Pomar diz que o Foro de São Paulo enxerga o tema da integração, que não é novo, como um que ganha importância e urgência engrandecidas na situação atual, com ideias de deslocamento geopolítico no mundo, fortalecimento do polo Ásia (China), processo de declínio dos EUA, “que interessa principalmente porque eles estão fazendo tudo o que podem para reverter esse declínio, e um dos principais mecanismos de que dispõem para isso é a brutal força militar que acumularam”; e a crise, que é estrutural, global, de impacto diferente entre as regiões, setores econômicos e sociais, “e tudo isso gera uma instabilidade muito forte que produz, como uma das suas tendências, a formação de blocos regionais como um instrumento de autodefesa”.

Esse quadro acentua o conflito de duas visões de integração na região, diz Pomar, “a subordinada e a autônoma”. O Foro defende esta, “primeiro por razões defensivas contra as ondas de choque internacional de crise, e também porque ela reduz a ingerência externa, o que é fundamental para a nossa soberania”.
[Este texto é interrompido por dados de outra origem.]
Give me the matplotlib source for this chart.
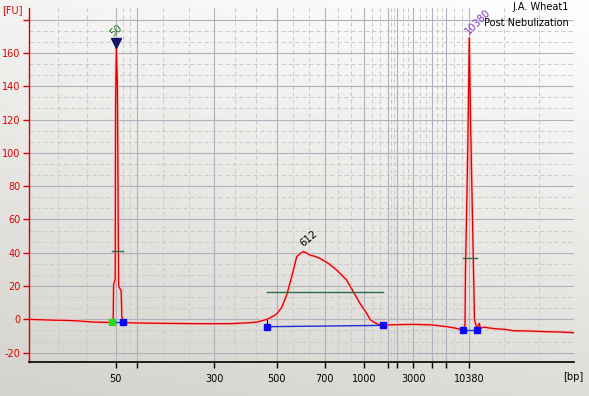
import numpy as np
import matplotlib
matplotlib.use("Agg")
import matplotlib.pyplot as plt

# ---------------- data ----------------
# migration time (s) and fluorescence (FU)
time_s = [20.0, 21.1, 22.6, 23.8, 25.1, 26.4, 27.6, 28.33, 28.42, 28.46, 28.62, 28.66,
          28.74, 28.84, 28.92, 28.97, 29.22, 29.28, 29.43, 29.8, 31.1, 33.8, 37.1, 40.1,
          42.1, 42.9, 43.4, 43.8, 44.3, 44.77, 45.27, 45.77, 46.27, 46.77, 47.1, 47.43,
          47.7, 48.1, 48.6, 49.1, 49.93, 50.77, 51.77, 52.43, 53.1, 53.77, 54.1, 54.43,
          54.9, 55.43, 56.6, 58.4, 59.6, 60.4, 61.77, 62.6, 63.1, 63.43, 63.6, 63.65,
          63.75, 63.9, 64.03, 64.15, 64.35, 64.45, 64.55, 64.77, 64.9, 65.03, 65.15, 65.5,
          65.8, 66.6, 67.6, 68.4, 70.1, 71.8, 73.1, 74.5]
fu = [0.0, -0.2, -0.5, -0.6, -1.0, -1.6, -1.8, -1.8, 0.0, 21.0, 24.0, 130.0,
      163.0, 140.0, 60.0, 20.0, 17.0, 2.0, -1.8, -2.0, -2.2, -2.4, -2.6, -2.6,
      -2.0, -1.5, -0.6, 0.0, 1.5, 3.2, 7.2, 14.6, 25.6, 37.6, 39.5, 40.6,
      40.0, 38.6, 37.8, 36.6, 33.6, 29.6, 23.6, 16.6, 9.6, 3.6, 0.0, -1.4,
      -3.0, -3.4, -3.2, -3.0, -3.2, -3.4, -4.4, -5.2, -6.0, -6.4, -3.0, 30.0,
      60.0, 110.0, 169.0, 120.0, 60.0, 30.0, 0.0, -5.4, -4.0, -2.4, -5.4, -4.6,
      -5.0, -5.6, -6.0, -6.8, -7.0, -7.4, -7.6, -8.0]

# ladder: tick positions (s) and size labels (bp)
ladder_time = [28.67, 30.83, 38.53, 44.77, 49.57, 53.53, 55.93, 56.83, 58.43, 60.33, 61.73, 64.03]
ladder_labels = ["50", "", "300", "500", "700", "1000", "", "", "3000", "", "", "10380"]

# y ticks
y_ticks = [-20, 0, 20, 40, 60, 80, 100, 120, 140, 160, 180]
y_labels = ["-20", "0", "20", "40", "60", "80", "100", "120", "140", "160", ""]

# peak annotations: (time, FU, label, colour)
peak_time = [28.74, 48.0, 64.9]
peak_label_fu = [173.5, 48.8, 178.6]
peak_label = ["50", "612", "10380"]
peak_color = ["#1f7a1f", "#000000", "#8a3cc8"]
peak_rot = [40, 40, 45]

# peak boundaries (start time, end time, start FU, end FU)
bound_start = [28.30, 43.83, 63.43]
bound_end = [29.42, 55.43, 64.83]
bound_start_fu = [-1.6, -4.4, -6.6]
bound_end_fu = [-1.6, -3.6, -6.6]
# level lines (start, end, FU)
level_start = [28.27, 43.77, 63.43]
level_end = [29.43, 55.37, 64.77]
level_fu = [41.2, 16.2, 36.6]

# ---------------- figure ----------------
W, H = 589, 396
fig = plt.figure(figsize=(W / 100, H / 100), dpi=100)

# background gradient
bg = fig.add_axes([0, 0, 1, 1], zorder=-10)
yy, xx = np.mgrid[0:H, 0:W]
v = 0.75 * (1 - yy / H) + 0.25 * (xx / W)
c0 = np.array([212, 210, 204]) / 255.0
c1 = np.array([255, 255, 255]) / 255.0
img = c0[None, None, :] + v[:, :, None] * (c1 - c0)[None, None, :]
bg.imshow(img, aspect="auto", extent=[0, 1, 0, 1], origin="upper")
bg.axis("off")

ax = fig.add_axes([29 / W, (H - 362) / H, (574 - 29) / W, (362 - 8) / H])
ax.set_facecolor("none")
x0, x1 = 20.0, 74.5
y0, y1 = -25.6, 187.0
ax.set_xlim(x0, x1)
ax.set_ylim(y0, y1)

# grid
pw = 0.72
bounds = [x0] + ladder_time + [x1]
for a, b in zip(bounds[:-1], bounds[1:]):
    for k in (1, 2):
        ax.axvline(a + (b - a) * k / 3, color="#cacaca", lw=pw, ls=(0, (4, 3)), zorder=0)
for t in ladder_time:
    ax.axvline(t, color="#aeb2bd", lw=pw * 1.1, zorder=0.5)
for a, b in zip(y_ticks[:-1], y_ticks[1:]):
    for k in (1, 2):
        ax.axhline(a + (b - a) * k / 3, color="#cacaca", lw=pw, ls=(0, (4, 3)), zorder=0)
for yv in y_ticks:
    ax.axhline(yv, color="#aeb2bd", lw=pw * 1.1, zorder=0.5)

# trace
ax.plot(time_s, fu, color="#f8c4c4", lw=2.2, solid_joinstyle="round", zorder=2)
ax.plot(time_s, fu, color="#dd0000", lw=0.95, zorder=3)

# level lines
for s, e, l in zip(level_start, level_end, level_fu):
    ax.plot([s, e], [l, l], color="#2d6b4f", lw=1.0, zorder=4)

# boundaries
for i, (s, e, sf, ef) in enumerate(zip(bound_start, bound_end, bound_start_fu, bound_end_fu)):
    ax.plot([s, e], [sf, ef], color="#1a2fd6", lw=1.0, zorder=4)
    c_start = "#22dd22" if i == 0 else "#0a0aee"
    ax.plot([s], [sf], marker="s", ms=4.2, color=c_start, mec=c_start, zorder=5, clip_on=False)
    ax.plot([e], [ef], marker="s", ms=4.2, color="#0a0aee", mec="#0a0aee", zorder=5, clip_on=False)
ax.plot([bound_start[1], bound_start[1]], [-0.4, bound_start_fu[1]], color="black", lw=0.8, zorder=4)

# peak triangle on first marker
ax.plot([peak_time[0]], [166.0], marker="v", ms=7.0, color="#14146e", zorder=6)

# peak labels
for t, l, s, c, r in zip(peak_time, peak_label_fu, peak_label, peak_color, peak_rot):
    ax.text(t, l, s, color=c, fontsize=7.2, rotation=r, ha="center", va="center", zorder=6)

# axes styling
for sp in ("top", "right"):
    ax.spines[sp].set_visible(False)
ax.spines["left"].set_color("#dd0000")
ax.spines["left"].set_linewidth(1.0)
ax.spines["bottom"].set_color("black")
ax.spines["bottom"].set_linewidth(1.2)

ax.set_xticks(ladder_time)
ax.set_xticklabels(ladder_labels)
ax.set_yticks(y_ticks)
ax.set_yticklabels(y_labels)
ax.tick_params(axis="x", direction="out", length=4.5, width=1.0, colors="black",
               labelsize=7, pad=4)
ax.tick_params(axis="y", direction="out", length=4.5, width=1.0, colors="#dd0000",
               labelcolor="#dd0000", labelsize=7, pad=1.5)

fig.text(2 / W, 1 - 10 / H, "[FU]", color="#dd0000", fontsize=7, ha="left", va="center")
fig.text(583 / W, 1 - 377 / H, "[bp]", color="black", fontsize=7, ha="right", va="center")
fig.text(569 / W, 1 - 7 / H, "J.A. Wheat1", color="black", fontsize=7, ha="right", va="center")
fig.text(569 / W, 1 - 23.5 / H, "Post Nebulization", color="black", fontsize=7, ha="right", va="center")

fig.savefig("out.png", dpi=100)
“Mas também defendemos a autonomia porque essa integração é essencial para que aproveitemos esse imenso potencial político, cultural, natural, energético em benefício da população”. Entretanto, a integração é um processo longo e estruturante, “do ponto de vista político (sua efetividade se baseará na criação de uma soberania popular regional, com mecanismos democráticos), econômico (a integração precisa criar uma infraestrutura produtiva regional e articulada), e a mais importante, de longo prazo: natureza cultural, com a criação de uma visão de mundo de massa, latino-americana e caribenha”, ressalta.

“E também defendemos uma integração que supere as assimetrias”, diz Pomar, mas “o Foro tem uma enorme expectativa para o Brasil, principalmente para o reconhecimento do papel positivo que o país tem cumprido nesse processo de integração, e queremos um papel ainda mais forte”, com mais empenho e ainda mais voltado para a América Latina.